** Problem **
Locate the line that contains "Convert this chart to Chart.js code." in the entries below, then repeat it and every following line through the line that contains "const blueY = [1.78, 1.78, 1.47, 1.78];", exactly, and no others.

** Dataset **

────────

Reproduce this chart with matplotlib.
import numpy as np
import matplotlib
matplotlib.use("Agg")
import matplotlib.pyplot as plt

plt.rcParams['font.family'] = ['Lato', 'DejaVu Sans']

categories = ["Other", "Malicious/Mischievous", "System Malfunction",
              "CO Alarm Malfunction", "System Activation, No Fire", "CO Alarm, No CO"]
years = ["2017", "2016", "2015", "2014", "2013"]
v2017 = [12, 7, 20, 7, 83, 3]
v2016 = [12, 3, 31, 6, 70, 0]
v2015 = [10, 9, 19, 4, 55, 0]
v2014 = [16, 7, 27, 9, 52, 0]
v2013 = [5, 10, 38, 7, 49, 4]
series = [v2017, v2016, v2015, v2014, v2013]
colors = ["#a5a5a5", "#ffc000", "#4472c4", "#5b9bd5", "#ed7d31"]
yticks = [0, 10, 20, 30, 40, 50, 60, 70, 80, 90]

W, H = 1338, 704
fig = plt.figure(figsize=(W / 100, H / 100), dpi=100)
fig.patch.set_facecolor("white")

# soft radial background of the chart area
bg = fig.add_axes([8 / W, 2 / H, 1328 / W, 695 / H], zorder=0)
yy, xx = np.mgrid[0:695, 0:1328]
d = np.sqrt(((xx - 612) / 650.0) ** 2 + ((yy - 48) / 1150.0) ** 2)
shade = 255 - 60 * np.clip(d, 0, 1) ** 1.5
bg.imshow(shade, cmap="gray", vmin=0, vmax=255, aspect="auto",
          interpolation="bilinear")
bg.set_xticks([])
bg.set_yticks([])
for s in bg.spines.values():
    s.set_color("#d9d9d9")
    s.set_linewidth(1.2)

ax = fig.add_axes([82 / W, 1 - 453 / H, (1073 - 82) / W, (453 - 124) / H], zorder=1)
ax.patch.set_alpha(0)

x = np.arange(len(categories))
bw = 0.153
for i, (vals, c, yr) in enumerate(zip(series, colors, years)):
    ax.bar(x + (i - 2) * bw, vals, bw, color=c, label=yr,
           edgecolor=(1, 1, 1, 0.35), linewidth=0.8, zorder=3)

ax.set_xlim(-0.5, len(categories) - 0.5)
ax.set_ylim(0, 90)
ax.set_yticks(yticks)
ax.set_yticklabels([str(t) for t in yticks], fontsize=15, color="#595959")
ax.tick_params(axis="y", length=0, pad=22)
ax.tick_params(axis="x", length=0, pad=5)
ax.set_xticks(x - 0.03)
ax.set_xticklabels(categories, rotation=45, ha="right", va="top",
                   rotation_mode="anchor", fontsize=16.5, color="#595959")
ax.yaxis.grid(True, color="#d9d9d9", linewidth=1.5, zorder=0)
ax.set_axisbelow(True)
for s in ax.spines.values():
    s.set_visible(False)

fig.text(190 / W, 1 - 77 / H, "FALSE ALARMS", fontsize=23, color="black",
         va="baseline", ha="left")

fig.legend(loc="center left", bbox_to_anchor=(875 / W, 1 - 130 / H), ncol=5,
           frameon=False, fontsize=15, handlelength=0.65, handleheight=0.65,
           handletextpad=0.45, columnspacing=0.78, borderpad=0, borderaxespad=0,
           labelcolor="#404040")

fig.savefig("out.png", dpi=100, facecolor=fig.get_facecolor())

────────

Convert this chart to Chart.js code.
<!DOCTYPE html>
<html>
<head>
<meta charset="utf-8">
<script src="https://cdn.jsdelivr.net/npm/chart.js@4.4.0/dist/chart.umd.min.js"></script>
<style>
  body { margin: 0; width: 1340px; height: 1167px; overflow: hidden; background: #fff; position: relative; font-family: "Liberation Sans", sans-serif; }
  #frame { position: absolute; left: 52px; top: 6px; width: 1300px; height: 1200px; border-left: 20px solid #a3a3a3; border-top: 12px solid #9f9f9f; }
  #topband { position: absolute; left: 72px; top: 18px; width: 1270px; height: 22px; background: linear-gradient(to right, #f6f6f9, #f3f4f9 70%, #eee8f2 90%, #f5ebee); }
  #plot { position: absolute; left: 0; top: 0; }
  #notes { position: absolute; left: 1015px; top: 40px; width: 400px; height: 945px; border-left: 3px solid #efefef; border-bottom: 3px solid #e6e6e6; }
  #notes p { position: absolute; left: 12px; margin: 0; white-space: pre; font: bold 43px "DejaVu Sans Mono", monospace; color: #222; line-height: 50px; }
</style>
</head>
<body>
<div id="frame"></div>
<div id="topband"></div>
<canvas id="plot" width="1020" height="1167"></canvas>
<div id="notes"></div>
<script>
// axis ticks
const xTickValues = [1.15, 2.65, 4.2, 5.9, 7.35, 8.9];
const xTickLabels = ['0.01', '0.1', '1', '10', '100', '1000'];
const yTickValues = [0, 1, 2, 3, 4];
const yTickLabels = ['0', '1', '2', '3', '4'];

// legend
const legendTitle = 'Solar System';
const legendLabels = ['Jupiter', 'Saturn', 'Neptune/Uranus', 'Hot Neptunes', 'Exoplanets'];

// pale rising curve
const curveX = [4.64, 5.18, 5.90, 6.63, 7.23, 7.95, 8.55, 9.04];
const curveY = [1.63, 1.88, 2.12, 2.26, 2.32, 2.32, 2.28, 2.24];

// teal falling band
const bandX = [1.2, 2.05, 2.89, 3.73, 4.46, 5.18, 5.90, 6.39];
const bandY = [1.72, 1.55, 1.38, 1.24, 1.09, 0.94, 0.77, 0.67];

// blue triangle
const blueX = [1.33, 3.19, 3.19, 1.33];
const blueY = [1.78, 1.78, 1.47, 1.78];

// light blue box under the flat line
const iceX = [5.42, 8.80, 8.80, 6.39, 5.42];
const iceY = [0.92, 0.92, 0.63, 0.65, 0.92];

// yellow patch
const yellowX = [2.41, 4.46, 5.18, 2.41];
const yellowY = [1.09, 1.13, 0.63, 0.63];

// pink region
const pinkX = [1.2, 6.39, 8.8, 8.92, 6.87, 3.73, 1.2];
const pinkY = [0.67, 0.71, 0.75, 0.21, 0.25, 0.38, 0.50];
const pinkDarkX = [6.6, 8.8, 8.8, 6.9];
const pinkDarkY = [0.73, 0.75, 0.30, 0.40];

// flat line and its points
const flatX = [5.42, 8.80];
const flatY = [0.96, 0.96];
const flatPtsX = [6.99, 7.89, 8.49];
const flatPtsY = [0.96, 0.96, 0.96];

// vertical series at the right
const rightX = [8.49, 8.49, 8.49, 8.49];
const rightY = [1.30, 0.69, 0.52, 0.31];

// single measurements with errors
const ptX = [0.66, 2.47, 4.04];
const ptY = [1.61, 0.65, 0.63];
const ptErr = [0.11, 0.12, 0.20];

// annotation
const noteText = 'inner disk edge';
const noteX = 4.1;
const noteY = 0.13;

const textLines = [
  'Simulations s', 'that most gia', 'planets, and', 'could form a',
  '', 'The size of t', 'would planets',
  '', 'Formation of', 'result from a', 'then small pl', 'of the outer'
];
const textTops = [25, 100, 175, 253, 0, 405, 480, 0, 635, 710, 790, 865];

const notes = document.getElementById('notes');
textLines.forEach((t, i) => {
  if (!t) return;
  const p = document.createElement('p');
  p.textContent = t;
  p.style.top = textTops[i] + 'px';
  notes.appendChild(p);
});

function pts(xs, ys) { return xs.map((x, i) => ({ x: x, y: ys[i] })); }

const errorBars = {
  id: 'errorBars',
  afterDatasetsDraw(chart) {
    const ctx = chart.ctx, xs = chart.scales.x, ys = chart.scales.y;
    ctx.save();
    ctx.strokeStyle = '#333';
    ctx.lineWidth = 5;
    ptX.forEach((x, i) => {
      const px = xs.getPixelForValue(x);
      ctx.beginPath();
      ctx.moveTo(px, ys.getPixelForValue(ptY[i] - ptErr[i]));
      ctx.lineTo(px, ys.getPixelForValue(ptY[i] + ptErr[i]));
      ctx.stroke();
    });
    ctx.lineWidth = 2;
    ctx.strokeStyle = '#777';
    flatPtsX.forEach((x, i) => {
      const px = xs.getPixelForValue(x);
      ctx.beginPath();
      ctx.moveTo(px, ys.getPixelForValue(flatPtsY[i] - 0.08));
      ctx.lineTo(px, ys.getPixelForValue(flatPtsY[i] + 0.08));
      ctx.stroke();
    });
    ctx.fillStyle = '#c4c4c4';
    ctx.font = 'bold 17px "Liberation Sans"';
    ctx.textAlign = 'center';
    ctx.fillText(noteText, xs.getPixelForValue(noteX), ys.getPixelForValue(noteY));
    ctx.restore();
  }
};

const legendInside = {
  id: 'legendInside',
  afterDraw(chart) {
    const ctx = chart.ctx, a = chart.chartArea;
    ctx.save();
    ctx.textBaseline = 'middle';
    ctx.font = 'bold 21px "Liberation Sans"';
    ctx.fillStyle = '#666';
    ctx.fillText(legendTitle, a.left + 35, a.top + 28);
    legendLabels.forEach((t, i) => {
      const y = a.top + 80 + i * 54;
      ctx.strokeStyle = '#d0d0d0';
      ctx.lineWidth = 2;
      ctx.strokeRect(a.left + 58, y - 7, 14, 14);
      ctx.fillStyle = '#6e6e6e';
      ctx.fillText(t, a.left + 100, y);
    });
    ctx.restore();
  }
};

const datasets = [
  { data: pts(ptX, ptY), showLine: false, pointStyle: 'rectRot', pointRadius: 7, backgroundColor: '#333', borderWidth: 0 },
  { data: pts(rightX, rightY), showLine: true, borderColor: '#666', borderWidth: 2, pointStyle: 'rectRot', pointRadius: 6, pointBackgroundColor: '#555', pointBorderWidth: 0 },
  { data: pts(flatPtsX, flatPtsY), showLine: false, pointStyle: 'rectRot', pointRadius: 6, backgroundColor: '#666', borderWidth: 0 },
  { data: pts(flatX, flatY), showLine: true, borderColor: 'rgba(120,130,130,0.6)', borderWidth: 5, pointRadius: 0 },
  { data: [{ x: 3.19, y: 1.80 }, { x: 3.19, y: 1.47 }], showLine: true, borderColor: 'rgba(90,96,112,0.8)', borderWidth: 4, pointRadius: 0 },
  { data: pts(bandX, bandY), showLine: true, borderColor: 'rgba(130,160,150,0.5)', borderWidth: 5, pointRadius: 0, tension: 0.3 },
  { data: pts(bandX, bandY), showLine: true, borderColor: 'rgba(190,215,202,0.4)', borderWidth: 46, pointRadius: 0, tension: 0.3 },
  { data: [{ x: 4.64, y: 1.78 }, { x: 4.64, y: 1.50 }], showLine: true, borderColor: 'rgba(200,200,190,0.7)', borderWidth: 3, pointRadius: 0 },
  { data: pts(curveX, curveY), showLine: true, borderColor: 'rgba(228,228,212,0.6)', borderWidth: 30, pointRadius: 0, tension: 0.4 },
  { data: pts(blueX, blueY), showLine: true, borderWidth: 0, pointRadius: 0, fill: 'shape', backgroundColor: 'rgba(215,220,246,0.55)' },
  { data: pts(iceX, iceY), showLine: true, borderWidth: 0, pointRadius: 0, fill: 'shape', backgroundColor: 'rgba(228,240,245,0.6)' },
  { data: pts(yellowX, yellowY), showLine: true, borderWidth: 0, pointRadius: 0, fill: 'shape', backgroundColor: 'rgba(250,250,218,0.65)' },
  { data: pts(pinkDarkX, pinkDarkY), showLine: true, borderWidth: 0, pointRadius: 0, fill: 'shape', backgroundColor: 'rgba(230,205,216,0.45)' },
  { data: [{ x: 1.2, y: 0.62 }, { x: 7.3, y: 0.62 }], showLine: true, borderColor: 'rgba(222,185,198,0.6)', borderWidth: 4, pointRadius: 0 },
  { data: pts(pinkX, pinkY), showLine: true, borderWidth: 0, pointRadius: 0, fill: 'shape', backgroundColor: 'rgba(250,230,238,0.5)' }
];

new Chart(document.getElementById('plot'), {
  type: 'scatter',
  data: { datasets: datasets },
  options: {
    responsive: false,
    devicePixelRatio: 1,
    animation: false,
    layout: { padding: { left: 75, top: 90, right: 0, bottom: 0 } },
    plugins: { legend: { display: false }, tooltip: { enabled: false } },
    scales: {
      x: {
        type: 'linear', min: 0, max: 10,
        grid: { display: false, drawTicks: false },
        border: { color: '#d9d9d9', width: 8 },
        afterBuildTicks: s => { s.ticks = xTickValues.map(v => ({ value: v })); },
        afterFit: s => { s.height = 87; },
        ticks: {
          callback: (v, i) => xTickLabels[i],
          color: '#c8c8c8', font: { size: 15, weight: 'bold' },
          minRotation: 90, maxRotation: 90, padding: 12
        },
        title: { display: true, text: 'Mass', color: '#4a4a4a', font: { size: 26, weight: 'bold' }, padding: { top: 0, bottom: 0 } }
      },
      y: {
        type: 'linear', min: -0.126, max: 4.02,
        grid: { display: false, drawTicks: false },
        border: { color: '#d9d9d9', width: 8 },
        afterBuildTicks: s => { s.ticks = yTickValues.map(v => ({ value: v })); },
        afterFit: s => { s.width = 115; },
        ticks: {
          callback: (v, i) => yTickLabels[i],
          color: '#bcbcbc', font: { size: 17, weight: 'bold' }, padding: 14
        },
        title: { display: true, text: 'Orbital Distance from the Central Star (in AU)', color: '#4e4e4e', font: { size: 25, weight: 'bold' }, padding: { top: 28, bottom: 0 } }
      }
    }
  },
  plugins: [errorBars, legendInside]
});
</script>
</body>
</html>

────────

** Solved problem **
Convert this chart to Chart.js code.
<!DOCTYPE html>
<html>
<head>
<meta charset="utf-8">
<script src="https://cdn.jsdelivr.net/npm/chart.js@4.4.0/dist/chart.umd.min.js"></script>
<style>
  body { margin: 0; width: 1340px; height: 1167px; overflow: hidden; background: #fff; position: relative; font-family: "Liberation Sans", sans-serif; }
  #frame { position: absolute; left: 52px; top: 6px; width: 1300px; height: 1200px; border-left: 20px solid #a3a3a3; border-top: 12px solid #9f9f9f; }
  #topband { position: absolute; left: 72px; top: 18px; width: 1270px; height: 22px; background: linear-gradient(to right, #f6f6f9, #f3f4f9 70%, #eee8f2 90%, #f5ebee); }
  #plot { position: absolute; left: 0; top: 0; }
  #notes { position: absolute; left: 1015px; top: 40px; width: 400px; height: 945px; border-left: 3px solid #efefef; border-bottom: 3px solid #e6e6e6; }
  #notes p { position: absolute; left: 12px; margin: 0; white-space: pre; font: bold 43px "DejaVu Sans Mono", monospace; color: #222; line-height: 50px; }
</style>
</head>
<body>
<div id="frame"></div>
<div id="topband"></div>
<canvas id="plot" width="1020" height="1167"></canvas>
<div id="notes"></div>
<script>
// axis ticks
const xTickValues = [1.15, 2.65, 4.2, 5.9, 7.35, 8.9];
const xTickLabels = ['0.01', '0.1', '1', '10', '100', '1000'];
const yTickValues = [0, 1, 2, 3, 4];
const yTickLabels = ['0', '1', '2', '3', '4'];

// legend
const legendTitle = 'Solar System';
const legendLabels = ['Jupiter', 'Saturn', 'Neptune/Uranus', 'Hot Neptunes', 'Exoplanets'];

// pale rising curve
const curveX = [4.64, 5.18, 5.90, 6.63, 7.23, 7.95, 8.55, 9.04];
const curveY = [1.63, 1.88, 2.12, 2.26, 2.32, 2.32, 2.28, 2.24];

// teal falling band
const bandX = [1.2, 2.05, 2.89, 3.73, 4.46, 5.18, 5.90, 6.39];
const bandY = [1.72, 1.55, 1.38, 1.24, 1.09, 0.94, 0.77, 0.67];

// blue triangle
const blueX = [1.33, 3.19, 3.19, 1.33];
const blueY = [1.78, 1.78, 1.47, 1.78];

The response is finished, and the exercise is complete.